→ **TASK STATEMENT**: Work out the number of lines containing "with". Give that number alone.

***

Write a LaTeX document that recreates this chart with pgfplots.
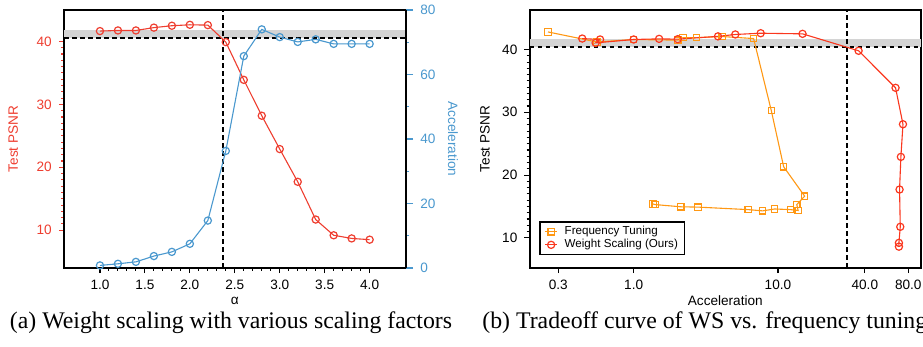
\documentclass[border=0pt]{standalone}
\usepackage{fontspec}
\setmainfont{Liberation Sans}
\newfontfamily\capfont{Liberation Serif}
\usepackage{pgfplots}
\pgfplotsset{compat=1.18}
\definecolor{psnrred}{RGB}{238,62,48}
\definecolor{accblue}{RGB}{74,152,206}
\definecolor{ftorange}{RGB}{255,152,20}
\definecolor{wsred}{RGB}{250,55,30}
\definecolor{bandgray}{RGB}{212,212,212}
\pgfplotsset{
  every axis/.append style={
    font=\fontsize{6.8}{8}\selectfont,
    /pgf/number format/assume math mode=true,
    scale only axis,
    axis line style={line width=1pt},
    tick style={black, line width=0.55pt},
    tick align=outside,
    major tick length=2.6pt,
    minor tick length=1.5pt,
  },
}
\tikzset{dline/.style={black, line width=0.9pt, dash pattern=on 2.4pt off 1.6pt}}
\begin{document}
\begin{tikzpicture}[x=1pt,y=1pt]
\useasboundingbox (0,0) rectangle (461.5,173.5);
% ---------------- left panel, PSNR axis
\begin{axis}[at={(32pt,39.5pt)}, anchor=south west, width=170.8pt, height=129pt,
  xmin=0.6, xmax=4.4, ymin=4, ymax=45,
  tick pos=left,
  xtick={1,1.5,2,2.5,3,3.5,4}, minor x tick num=4,
  ytick={10,20,30,40}, minor y tick num=9,
  xticklabel style={/pgf/number format/.cd,fixed,fixed zerofill,precision=1},
  y tick style={psnrred}, yticklabel style={text=psnrred},
  xlabel={α}, ylabel={Test PSNR},
  ylabel style={text=psnrred, at={(axis description cs:-0.149,0.5)}, anchor=center},
  xlabel style={at={(axis description cs:0.5,-0.128)}, anchor=center},
]
\fill[bandgray] (axis cs:0.6,40.5) rectangle (axis cs:4.4,41.75);
\draw[dline] (axis cs:0.6,40.5) -- (axis cs:4.4,40.5);
\draw[dline] (axis cs:2.367,4) -- (axis cs:2.367,45);
\addplot[psnrred, line width=0.55pt, mark=o, mark size=1.8pt, mark options={fill=white, line width=0.6pt}]
  coordinates {(1.0,41.65) (1.2,41.75) (1.4,41.75) (1.6,42.2) (1.8,42.5) (2.0,42.65) (2.2,42.6)
  (2.4,39.9) (2.6,33.9) (2.8,28.2) (3.0,22.9) (3.2,17.7) (3.4,11.7) (3.6,9.2) (3.8,8.7) (4.0,8.5)};
\end{axis}
% ---------------- left panel, acceleration axis
\begin{axis}[at={(32pt,39.5pt)}, anchor=south west, width=170.8pt, height=129pt,
  xmin=0.6, xmax=4.4, ymin=0, ymax=80,
  axis x line=none, axis y line*=right,
  ytick={0,20,40,60,80}, minor y tick num=1,
  major tick length=3.8pt, minor tick length=1.8pt,
  y tick style={accblue}, yticklabel style={text=accblue},
  ylabel={Acceleration},
  ylabel style={text=accblue, rotate=180, at={(axis description cs:1.139,0.5)}, anchor=center},
]
\addplot[accblue, line width=0.55pt, mark=o, mark size=1.8pt, mark options={fill=white, line width=0.6pt}]
  coordinates {(1.0,0.8) (1.2,1.3) (1.4,1.9) (1.6,3.7) (1.8,5.0) (2.0,7.5) (2.2,14.7)
  (2.4,36.3) (2.6,65.7) (2.8,74.0) (3.0,71.6) (3.2,70.1) (3.4,70.9) (3.6,69.5) (3.8,69.5) (4.0,69.5)};
\end{axis}
% ---------------- right panel
\begin{axis}[at={(264.8pt,39.5pt)}, anchor=south west, width=195.7pt, height=129pt,
  xmode=log, xmin=0.19, xmax=98, ymin=5.2, ymax=46.3,
  tick pos=left,
  xtick={0.3,1,10,40,80}, xticklabels={0.3,1.0,10.0,40.0,80.0}, xminorticks=false,
  ytick={10,20,30,40}, minor y tick num=9,
  xlabel={Acceleration}, ylabel={Test PSNR},
  ylabel style={at={(axis description cs:-0.114,0.5)}, anchor=center},
  xlabel style={at={(axis description cs:0.5,-0.128)}, anchor=center},
  legend style={at={(axis description cs:0.025,0.049)}, anchor=south west,
    draw=black, line width=0.8pt, font=\fontsize{5.8}{6.6}\selectfont,
    inner xsep=2.2pt, inner ysep=1pt, row sep=-1.2pt, fill=white,
    nodes={inner sep=1pt}},
  legend cell align=left,
  legend image code/.code={\draw[mark repeat=2,mark phase=2,#1] plot coordinates {(0pt,0pt) (3pt,0pt) (6pt,0pt)}; \path (8.5pt,0pt);},
]
\fill[bandgray] (axis cs:0.19,40.45) rectangle (axis cs:98,41.65);
\draw[dline] (axis cs:0.19,40.45) -- (axis cs:98,40.45);
\draw[dline] (axis cs:30,5.2) -- (axis cs:30,46.3);
\addplot[ftorange, line width=0.55pt, mark=square, mark size=1.6pt, mark options={fill=white, line width=0.6pt}]
  coordinates {(0.255,42.8) (0.557,41.2) (1.0,41.6) (2.02,41.5) (2.20,41.9) (2.72,41.9) (4.11,42.07) (6.78,41.75)
  (8.99,30.27) (10.95,21.33) (15.3,16.65) (13.5,15.3) (13.8,14.36) (12.2,14.5) (9.48,14.6) (7.83,14.3)
  (6.22,14.5) (2.79,14.9) (2.12,14.95) (1.41,15.3) (1.36,15.4)};
\addlegendentry{Frequency Tuning}
\addplot[wsred, line width=0.55pt, mark=o, mark size=1.8pt, mark options={fill=white, line width=0.6pt}]
  coordinates {(0.44,41.75) (0.585,41.6) (0.545,41.06) (1.0,41.6) (1.50,41.7) (2.02,41.65) (3.84,42.1)
  (5.06,42.4) (7.59,42.6) (14.8,42.5) (36.2,39.8) (65.3,33.9) (73.5,28.1) (71.1,22.9) (69.6,17.7)
  (70.4,11.76) (68.9,9.2) (68.9,8.6)};
\addlegendentry{Weight Scaling (Ours)}
\end{axis}
% ---------------- captions
\node[font=\capfont\fontsize{11.9}{14}\selectfont, anchor=center, inner sep=0pt] at (115.5,12) {(a) Weight scaling with various scaling factors};
\node[font=\capfont\fontsize{11.9}{14}\selectfont, anchor=west, inner sep=0pt] at (241,12) {(b) Tradeoff curve of WS vs. frequency tuning};
\end{tikzpicture}
\end{document}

***

→ **EXERCISE OUTPUT**: 2